Manipulation - you can manipulate a number of letters, in play, up to or equal to your skill.
Vanishing - you can make a number of letters disappear, equal to the rating of the skill.

Each character still has a magic pouch, where you place excess letters (drawn at the beginning of play and given for solving puzzles and beating creatures).

The main action is spelling words, but with the skills above, you can manipulate letters in all sorts of ways.

This way, the GM can actually place a GOBLIN into play, and say, OH NO, THE GOBLIN IS RUSHING TO ATTACK! Then, a spelling wizard could rearrange it to be something else, add letters, or make some disappear. So, one wizard says, I'll use my Vanishing of 3 to make three letters disappear, and he chooses LIN. Then, another wizard says, I'll rearrange it, and makes it say BOG! Now, it's not a GOBLIN any more, it's a BOG that they must cross.

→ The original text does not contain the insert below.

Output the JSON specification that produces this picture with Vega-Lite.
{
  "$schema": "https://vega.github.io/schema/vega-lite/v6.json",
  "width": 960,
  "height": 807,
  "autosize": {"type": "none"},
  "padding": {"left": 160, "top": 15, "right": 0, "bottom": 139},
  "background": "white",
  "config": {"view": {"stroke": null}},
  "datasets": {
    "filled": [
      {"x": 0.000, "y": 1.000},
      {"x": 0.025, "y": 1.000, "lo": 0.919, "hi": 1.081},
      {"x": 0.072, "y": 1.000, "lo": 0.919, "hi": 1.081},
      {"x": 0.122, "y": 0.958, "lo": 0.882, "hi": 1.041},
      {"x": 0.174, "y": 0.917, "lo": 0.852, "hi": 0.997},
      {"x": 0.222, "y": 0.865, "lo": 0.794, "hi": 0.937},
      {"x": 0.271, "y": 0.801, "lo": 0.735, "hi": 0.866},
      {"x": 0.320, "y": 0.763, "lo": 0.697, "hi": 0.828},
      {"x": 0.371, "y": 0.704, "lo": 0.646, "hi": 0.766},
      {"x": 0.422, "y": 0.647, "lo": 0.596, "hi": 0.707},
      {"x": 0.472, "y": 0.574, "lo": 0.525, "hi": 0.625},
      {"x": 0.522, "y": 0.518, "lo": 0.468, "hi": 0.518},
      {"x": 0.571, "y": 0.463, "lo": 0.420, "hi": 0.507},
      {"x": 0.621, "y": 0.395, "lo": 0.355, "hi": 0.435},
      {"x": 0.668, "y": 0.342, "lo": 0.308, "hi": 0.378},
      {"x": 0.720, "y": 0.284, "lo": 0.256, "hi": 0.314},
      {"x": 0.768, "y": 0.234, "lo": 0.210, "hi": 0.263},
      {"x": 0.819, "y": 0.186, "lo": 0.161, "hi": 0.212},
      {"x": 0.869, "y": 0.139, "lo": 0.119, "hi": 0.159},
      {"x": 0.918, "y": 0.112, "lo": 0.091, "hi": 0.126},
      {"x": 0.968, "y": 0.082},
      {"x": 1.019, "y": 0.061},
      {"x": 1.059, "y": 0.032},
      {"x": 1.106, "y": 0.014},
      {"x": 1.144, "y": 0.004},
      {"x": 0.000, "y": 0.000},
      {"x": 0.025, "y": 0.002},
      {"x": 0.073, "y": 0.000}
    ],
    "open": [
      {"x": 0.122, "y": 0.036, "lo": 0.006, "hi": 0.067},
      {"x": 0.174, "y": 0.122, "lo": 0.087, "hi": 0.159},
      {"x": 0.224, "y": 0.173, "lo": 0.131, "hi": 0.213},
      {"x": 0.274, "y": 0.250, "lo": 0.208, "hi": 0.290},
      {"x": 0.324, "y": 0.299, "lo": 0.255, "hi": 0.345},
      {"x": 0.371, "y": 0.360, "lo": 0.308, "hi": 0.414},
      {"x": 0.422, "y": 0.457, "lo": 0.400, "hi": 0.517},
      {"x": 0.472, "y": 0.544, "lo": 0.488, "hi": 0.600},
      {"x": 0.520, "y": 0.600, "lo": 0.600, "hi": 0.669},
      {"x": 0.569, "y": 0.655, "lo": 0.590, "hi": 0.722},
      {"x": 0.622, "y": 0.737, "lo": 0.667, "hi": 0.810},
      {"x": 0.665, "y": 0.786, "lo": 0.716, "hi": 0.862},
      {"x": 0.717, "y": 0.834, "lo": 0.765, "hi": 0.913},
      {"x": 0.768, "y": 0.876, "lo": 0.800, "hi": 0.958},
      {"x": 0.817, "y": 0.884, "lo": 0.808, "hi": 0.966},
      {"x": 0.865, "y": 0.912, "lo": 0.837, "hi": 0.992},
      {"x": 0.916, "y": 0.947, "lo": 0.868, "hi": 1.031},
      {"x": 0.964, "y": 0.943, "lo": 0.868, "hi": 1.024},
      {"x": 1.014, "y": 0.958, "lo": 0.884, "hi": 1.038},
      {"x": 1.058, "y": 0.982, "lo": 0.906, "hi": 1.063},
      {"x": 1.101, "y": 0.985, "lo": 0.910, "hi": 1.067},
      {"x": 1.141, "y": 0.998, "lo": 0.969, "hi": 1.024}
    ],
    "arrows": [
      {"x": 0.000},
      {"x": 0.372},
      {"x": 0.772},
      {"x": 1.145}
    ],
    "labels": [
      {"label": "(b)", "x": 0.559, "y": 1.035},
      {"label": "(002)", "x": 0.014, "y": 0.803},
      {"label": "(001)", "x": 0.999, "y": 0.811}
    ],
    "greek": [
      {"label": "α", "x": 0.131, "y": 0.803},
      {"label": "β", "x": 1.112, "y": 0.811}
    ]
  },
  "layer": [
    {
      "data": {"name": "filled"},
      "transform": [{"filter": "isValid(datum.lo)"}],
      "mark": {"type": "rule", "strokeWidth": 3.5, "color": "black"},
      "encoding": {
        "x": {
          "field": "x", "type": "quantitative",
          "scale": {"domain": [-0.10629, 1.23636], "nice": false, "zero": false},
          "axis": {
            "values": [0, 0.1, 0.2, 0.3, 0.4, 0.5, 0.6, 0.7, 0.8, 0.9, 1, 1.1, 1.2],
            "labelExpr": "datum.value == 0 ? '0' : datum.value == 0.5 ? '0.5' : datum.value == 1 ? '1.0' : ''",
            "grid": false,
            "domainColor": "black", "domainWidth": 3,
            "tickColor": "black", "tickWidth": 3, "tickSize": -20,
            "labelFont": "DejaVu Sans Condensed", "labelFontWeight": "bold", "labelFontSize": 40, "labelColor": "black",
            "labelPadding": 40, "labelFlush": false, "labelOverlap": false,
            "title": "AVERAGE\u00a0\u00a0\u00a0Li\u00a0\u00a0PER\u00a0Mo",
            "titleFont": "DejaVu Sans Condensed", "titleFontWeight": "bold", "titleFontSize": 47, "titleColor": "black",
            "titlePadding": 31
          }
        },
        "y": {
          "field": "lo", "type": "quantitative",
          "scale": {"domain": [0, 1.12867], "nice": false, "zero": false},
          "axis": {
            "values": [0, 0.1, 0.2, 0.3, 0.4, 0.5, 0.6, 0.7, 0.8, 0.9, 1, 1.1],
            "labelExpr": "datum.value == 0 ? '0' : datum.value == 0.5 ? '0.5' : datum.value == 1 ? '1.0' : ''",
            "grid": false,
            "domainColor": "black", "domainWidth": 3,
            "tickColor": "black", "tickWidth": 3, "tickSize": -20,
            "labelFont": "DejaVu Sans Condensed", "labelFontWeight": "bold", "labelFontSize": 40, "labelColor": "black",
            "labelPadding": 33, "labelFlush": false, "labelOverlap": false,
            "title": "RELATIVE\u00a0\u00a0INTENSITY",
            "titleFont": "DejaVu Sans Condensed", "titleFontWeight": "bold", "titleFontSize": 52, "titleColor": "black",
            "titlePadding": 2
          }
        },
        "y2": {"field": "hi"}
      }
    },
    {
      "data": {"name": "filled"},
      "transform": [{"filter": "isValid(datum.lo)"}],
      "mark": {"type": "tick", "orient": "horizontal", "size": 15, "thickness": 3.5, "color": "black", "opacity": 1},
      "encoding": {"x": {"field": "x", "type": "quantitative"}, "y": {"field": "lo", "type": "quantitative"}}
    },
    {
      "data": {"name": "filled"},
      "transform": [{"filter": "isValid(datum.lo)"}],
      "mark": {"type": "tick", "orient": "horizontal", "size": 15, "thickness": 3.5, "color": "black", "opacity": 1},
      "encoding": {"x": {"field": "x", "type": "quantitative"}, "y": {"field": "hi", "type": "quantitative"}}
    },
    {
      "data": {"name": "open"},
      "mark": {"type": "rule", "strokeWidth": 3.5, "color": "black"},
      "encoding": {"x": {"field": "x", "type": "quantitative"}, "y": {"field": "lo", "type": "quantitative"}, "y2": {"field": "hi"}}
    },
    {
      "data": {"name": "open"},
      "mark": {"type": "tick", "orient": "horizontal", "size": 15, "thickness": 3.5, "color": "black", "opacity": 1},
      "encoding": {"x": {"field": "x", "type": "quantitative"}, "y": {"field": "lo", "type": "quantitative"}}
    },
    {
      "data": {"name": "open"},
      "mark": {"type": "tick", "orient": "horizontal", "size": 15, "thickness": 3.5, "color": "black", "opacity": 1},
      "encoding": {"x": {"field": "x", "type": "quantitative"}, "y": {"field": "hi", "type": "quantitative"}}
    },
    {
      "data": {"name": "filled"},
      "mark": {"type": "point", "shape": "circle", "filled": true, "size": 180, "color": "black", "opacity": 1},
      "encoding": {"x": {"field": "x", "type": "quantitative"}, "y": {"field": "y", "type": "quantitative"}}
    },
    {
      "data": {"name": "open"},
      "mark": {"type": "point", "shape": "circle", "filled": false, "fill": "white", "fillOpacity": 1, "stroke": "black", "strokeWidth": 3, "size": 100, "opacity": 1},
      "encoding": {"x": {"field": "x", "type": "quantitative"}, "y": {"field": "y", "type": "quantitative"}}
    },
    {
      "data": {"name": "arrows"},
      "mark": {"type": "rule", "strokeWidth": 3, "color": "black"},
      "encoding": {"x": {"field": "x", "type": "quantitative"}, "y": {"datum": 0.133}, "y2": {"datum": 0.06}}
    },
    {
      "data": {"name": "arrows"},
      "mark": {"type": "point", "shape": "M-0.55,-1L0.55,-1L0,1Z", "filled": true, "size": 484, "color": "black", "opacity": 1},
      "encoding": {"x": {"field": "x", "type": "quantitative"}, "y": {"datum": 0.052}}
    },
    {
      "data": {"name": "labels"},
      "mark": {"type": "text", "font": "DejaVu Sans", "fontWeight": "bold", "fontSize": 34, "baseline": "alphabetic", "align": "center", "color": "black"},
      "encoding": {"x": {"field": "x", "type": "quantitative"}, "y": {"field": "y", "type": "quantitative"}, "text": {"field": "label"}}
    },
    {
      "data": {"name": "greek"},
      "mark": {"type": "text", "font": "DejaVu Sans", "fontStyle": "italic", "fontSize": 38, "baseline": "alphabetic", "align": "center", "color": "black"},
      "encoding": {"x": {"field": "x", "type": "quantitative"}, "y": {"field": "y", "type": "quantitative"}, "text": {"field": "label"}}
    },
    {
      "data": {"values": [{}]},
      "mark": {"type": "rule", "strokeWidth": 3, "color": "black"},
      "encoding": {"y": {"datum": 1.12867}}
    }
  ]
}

Something like that anyway... and so I can have them come across a stream with a RIBEDG, and the kids can be like... what in the world is that? And they can solve the puzzle to get across the stream and so on.

That's a rough writeup, but I think it's simpler and helps kids learn how to spell in many, many different ways. Plus, it could be a hell of a drinking game with adults.

But what about...

If you have a wizard that has:

  • Conjuring: 3
  • Manipulation: 1
  • Vanishing: 3

Could said wizard search for an F, an L, and a Y from his sack to FLY across the stream? Or would that fail because FLY is shorter than stream or RIBEDG?

Could said wizard vanish R, B, and E and manipulate the I to DIG under the stream?

Certainly said wizard could not build a BRIDGE because his manipulation is too low.

But what if he could build the bridge, what would happen to the BRIDGE after he crossed it? Would it all go into the wizard's pouch? What if the wizard had to DIG, would only that go in the wizard's pouch?

Wouldn't these new rules make it much easier to defeat monsters? Someone who's facing a TROLL to cross a bridge would never vanish the R, because then he'd still have to pay a TOLL. He would always vanish the T, so he could eat the ROLL.

long lost wordier

I liked the wordier of the previous version. Couldn't you throw that back in as the brute force style?

Also, I think combat vs puzzles should be handled differently. Puzzles you can spell around, monsters have to be out spelled.

Sheikh's dig under the bridge would work, or even fly over the stream since it makes sense.

And I could see a bonus for using Z,X,Q.

Triple Word Score!!

I'm all for games that teach kids to spell. there are enough adults who can't, and I see most of their mistakes at work.

However, in response to Decreased, why shouldn't guile work just as well for a warrior as it should for a wizard. While it could be argued that warriors don't use spells, and wizards don't use swords (we have accepted that one for a long time with D&D), intelligence can be used by either. This would mean that Swords and Spelling could need up to three different mechanics: one for beating up monsters with swords, one for defeating them with magic, and one for using intelligence to outwit them. Otherwise, you could have characters treading on each other's toes too much.

I'm not sure you can do that much with scrabble letters.